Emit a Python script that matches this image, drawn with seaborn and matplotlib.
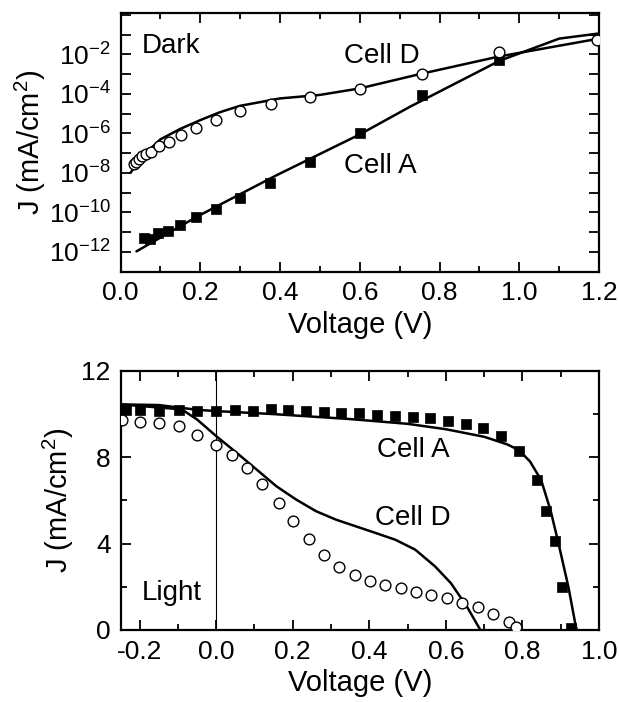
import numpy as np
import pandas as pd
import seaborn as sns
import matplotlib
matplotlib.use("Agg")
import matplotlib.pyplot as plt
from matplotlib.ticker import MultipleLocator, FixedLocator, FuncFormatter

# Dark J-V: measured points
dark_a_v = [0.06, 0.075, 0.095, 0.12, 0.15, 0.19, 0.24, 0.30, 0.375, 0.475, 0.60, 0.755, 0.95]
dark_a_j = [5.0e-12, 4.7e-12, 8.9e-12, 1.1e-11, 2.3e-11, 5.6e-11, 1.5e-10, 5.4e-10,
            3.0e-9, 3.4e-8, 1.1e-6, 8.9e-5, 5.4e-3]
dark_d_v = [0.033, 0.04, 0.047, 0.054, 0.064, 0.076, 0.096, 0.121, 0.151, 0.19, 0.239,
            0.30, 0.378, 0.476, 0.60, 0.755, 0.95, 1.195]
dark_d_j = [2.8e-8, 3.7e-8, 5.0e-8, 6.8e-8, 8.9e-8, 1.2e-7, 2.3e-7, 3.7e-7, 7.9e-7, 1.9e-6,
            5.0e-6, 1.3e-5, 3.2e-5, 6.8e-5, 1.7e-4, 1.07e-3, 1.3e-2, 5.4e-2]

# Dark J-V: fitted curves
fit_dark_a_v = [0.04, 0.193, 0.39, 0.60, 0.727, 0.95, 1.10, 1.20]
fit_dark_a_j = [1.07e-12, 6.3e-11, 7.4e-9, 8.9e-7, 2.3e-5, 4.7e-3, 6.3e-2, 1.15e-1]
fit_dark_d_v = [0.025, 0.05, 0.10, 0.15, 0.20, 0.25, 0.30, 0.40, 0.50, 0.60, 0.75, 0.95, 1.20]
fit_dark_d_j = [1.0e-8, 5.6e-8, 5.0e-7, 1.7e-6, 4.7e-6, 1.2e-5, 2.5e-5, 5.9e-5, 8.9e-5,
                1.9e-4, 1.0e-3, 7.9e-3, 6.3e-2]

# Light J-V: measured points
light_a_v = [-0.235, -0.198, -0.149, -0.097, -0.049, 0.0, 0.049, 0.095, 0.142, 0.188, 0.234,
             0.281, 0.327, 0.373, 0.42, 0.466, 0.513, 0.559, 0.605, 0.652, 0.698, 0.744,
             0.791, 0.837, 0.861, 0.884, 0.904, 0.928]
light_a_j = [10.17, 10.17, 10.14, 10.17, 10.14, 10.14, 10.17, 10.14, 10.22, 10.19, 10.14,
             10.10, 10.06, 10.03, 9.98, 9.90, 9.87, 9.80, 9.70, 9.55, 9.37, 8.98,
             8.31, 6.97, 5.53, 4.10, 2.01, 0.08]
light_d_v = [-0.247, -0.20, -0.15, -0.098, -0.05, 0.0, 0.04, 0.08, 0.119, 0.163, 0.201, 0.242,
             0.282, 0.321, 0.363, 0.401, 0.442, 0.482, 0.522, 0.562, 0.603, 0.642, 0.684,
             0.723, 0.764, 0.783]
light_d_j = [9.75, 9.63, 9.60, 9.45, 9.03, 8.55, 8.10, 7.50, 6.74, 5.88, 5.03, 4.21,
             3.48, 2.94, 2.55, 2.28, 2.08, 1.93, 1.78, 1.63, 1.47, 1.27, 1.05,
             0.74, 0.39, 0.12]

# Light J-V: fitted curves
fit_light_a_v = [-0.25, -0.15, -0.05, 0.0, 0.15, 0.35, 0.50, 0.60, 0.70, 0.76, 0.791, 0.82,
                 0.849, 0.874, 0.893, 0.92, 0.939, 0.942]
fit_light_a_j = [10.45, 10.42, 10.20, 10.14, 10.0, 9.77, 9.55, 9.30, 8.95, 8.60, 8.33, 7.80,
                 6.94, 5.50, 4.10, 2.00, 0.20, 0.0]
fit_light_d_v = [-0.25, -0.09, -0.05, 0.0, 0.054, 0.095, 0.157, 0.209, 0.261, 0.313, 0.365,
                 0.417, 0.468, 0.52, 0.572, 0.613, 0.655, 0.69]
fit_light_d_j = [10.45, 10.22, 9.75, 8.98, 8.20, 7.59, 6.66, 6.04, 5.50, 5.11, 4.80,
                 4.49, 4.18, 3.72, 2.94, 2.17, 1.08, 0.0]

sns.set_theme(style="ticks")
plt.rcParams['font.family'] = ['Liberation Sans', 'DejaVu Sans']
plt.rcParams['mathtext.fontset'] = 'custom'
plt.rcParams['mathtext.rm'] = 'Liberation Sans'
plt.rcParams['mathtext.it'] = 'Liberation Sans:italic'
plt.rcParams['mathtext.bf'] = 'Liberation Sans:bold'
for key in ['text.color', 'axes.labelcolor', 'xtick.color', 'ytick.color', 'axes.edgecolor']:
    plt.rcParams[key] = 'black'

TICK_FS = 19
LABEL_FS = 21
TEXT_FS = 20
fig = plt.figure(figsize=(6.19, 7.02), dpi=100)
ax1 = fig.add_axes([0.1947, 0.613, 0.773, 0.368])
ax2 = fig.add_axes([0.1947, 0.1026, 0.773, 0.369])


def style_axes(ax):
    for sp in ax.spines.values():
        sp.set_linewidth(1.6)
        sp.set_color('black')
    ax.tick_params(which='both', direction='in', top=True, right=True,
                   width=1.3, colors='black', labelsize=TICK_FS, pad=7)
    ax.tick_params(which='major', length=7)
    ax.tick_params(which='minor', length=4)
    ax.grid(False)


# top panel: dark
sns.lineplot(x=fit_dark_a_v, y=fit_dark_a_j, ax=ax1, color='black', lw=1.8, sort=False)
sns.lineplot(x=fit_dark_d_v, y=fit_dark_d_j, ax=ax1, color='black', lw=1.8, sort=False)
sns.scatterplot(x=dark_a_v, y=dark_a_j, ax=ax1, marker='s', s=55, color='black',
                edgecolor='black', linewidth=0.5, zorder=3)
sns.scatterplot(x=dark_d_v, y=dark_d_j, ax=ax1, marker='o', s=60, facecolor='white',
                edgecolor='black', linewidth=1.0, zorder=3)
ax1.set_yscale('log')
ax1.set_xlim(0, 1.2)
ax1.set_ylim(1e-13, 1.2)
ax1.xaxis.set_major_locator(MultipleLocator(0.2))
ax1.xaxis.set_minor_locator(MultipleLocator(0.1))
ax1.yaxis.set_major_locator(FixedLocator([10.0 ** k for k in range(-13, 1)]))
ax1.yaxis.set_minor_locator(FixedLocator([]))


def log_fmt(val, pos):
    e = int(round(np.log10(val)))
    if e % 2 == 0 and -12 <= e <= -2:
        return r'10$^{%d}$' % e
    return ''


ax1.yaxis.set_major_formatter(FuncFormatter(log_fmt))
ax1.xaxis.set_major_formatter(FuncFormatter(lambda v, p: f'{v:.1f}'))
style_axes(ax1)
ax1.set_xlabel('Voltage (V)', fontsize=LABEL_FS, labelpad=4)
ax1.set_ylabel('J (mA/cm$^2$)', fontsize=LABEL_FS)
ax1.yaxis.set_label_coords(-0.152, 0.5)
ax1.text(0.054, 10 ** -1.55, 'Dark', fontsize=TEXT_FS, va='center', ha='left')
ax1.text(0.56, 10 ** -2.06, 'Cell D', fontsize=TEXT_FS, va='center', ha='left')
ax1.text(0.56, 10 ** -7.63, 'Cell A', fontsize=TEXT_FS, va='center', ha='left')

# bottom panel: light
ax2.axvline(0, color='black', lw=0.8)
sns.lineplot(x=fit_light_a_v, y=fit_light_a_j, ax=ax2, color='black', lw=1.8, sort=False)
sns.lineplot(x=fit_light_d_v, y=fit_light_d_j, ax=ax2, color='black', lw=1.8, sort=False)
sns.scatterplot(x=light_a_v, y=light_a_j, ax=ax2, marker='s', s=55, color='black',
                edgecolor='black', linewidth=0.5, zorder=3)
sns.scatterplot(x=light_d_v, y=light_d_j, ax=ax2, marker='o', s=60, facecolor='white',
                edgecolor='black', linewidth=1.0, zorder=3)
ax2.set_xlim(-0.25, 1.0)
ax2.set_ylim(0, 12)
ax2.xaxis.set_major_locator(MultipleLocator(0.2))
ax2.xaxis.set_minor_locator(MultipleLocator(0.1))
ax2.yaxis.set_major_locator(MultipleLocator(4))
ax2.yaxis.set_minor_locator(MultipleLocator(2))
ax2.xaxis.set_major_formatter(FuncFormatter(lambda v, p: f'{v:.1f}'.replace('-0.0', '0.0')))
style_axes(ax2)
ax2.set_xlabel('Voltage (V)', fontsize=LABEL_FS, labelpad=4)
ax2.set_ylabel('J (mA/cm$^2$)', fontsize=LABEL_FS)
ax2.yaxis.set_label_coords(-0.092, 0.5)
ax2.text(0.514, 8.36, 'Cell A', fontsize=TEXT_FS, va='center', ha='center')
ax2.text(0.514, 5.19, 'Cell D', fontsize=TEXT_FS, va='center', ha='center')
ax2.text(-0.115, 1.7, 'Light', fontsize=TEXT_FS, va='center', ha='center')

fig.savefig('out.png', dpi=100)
**********
> [CHALLENGE] Your task is to return the lines above, from the first one up to and including the line containing "from matplotlib.ticker import", minus any pictures.

> [OUTPUT BELOW]
Emit a Python script that matches this image, drawn with seaborn and matplotlib.
import numpy as np
import pandas as pd
import seaborn as sns
import matplotlib
matplotlib.use("Agg")
import matplotlib.pyplot as plt
from matplotlib.ticker import MultipleLocator, FixedLocator, FuncFormatter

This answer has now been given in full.